Commentary

Everything Is Content, Content Is Everything

This week, 21 years ago, on Microsoft’s website Bill Gates wrote an essay — we didn’t call them blogs back then, did we? — with a headline destined for countless textbooks to come. Titled simply “Content Is King,” Bill’s essay asserted that, just like with broadcast and radio technology before it, money that would be made on the Internet would not be in the manufacturing of hardware — but, instead, in the creation of content.

Nearly everything he said has held up — predicting our need for up-to-the-minute news and our desire to engage publications in conversation. At one point, he even called into question print media’s long-term prospects.

But, one bit that’s been tarnished slightly, perhaps ironically, is the idea that content is King. Gates couldn’t envision a world where advertisers and media companies competed for consumers’ attention with their own friends’ lives and ideas. He couldn’t foresee a world where cat photos and international news intermingled with equal visual importance.

Instead of a few publications and networks and stations creating the content, everyone is a content creator. More than that, everything is content now. And since everything is content, good content is everything.

As sports marketers, we’re lucky to work in one of the few industries where content is still actively sought out, even obsessed over. But, that’s not an excuse for laziness. Below are best practices for using sports personalities to create good content in 2017.

Choose the Medium that Fits Your Budget

Don’t produce a commercial for broadcast on a YouTube budget, and don’t buy a Twitter sponsorship with Snapchat takeover money.

If you’re strapped for cash and want to engage meaningfully, teams and sponsors at major events have had excellent success providing access to athletes on Snapchat — and so can your brand. It’s an effective, inexpensive way to give fans a glimpse of something they can’t get anywhere else. Plus, you’ll likely hang onto a few followers when the day is done. If you trust the athlete (and their agent), you don’t even need to be present.

With such a range of mediums, it’s easier than ever to find a way to meaningfully activate an athlete as a brand representative. But consider your goals and choose the medium most likely to accomplish them efficiently — it may not be the one you think of first.

Let Athletes Be Themselves – and Let Them Be Their Own Channel, Too

As social media has democratized consumers’ attention, that attention has shifted from publications to the players. ESPN has 6.7 million followers on Instagram. Odell Beckham, Jr. has 6.9 million. The game has changed, which is why there’s been a rise of new media platforms providing a channel for athletes to be themselves.

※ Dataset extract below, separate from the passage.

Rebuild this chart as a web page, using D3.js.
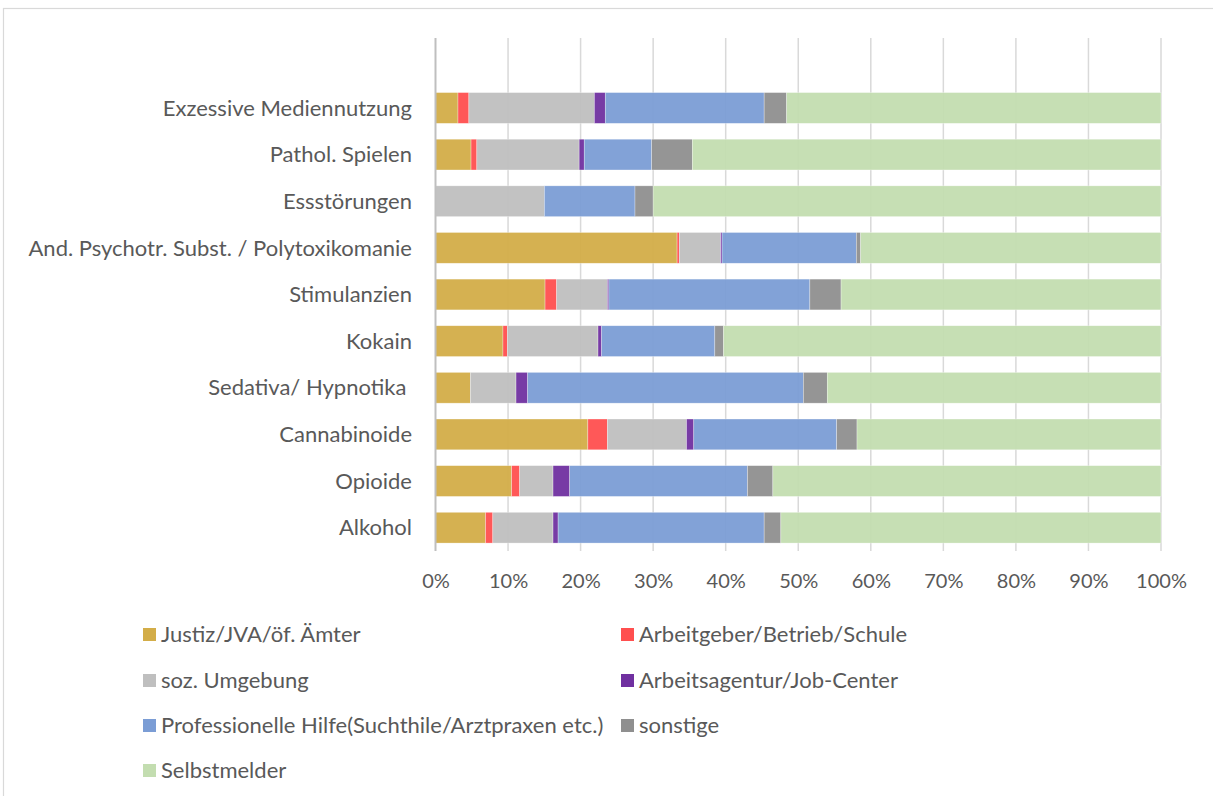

Look no further than the Derek Jeter-backed “Player’s Tribune,” home to honest, long-form articles by athletes from all leagues; or to LeBron’s “Uninterrupted Vertical” on Bleacher Report, a publication mainly delivering quickly captured, unscripted, “straight into the camera” Snapchat-style video illustrating players’ personalities.

Now, more than ever, fans are fans of individual players. This is great news for your brand, but you have to let athletes be themselves. Speak in their voice in your copy, channel their personality, and – maybe, most importantly – make sure the content will be shared through their social channels. After all, their association with your brand is only as valuable as the direct distribution.

Capture Live Content and Amplify It

If you’re a sponsor activating around a major sporting event, or capturing content in front of an audience of any kind, amplifying that message online is essential. This can be as simple as an event recap video that adds a few thousand extra eyeballs or an extended campaign adding millions.

With its “Undercover” series, Lyft has been using athletes to successfully activate its endorser campaign. The premise is simple: Major celebrity athletes pick up unsuspecting Lyft passengers (while disguised, of course) and slowly drop hints until the passengers uncover their driver’s true identity. Each video has earned widespread coverage in blogs, national and local news; it is a perfect example of everything that we’ve talked about here.

The production costs are next to zero – using a hidden camera and simple editing to achieve a look and feel appropriate for the chosen medium (YouTube) saves the entire budget for the cost of securing the athletes’ involvement. The athletes are allowed to be themselves (though, technically, they aren’t), and it lets their personalities shine. Distribution on their social channel is the primary way that these videos premiere. Once the spot is out there, the clever hook (and the notable brand/athlete partnership) earns coverage from platforms endemic and non-endemic, alike.

How Does Your Content Measure Up?

Brands can achieve notable exposure by engaging athletes and sports – no matter what their marketing budget may be. Just take heed – quick, simple, smart, nimble, personable and “amplifiable” is what content should be in 2017, when everything is content and good content is everything.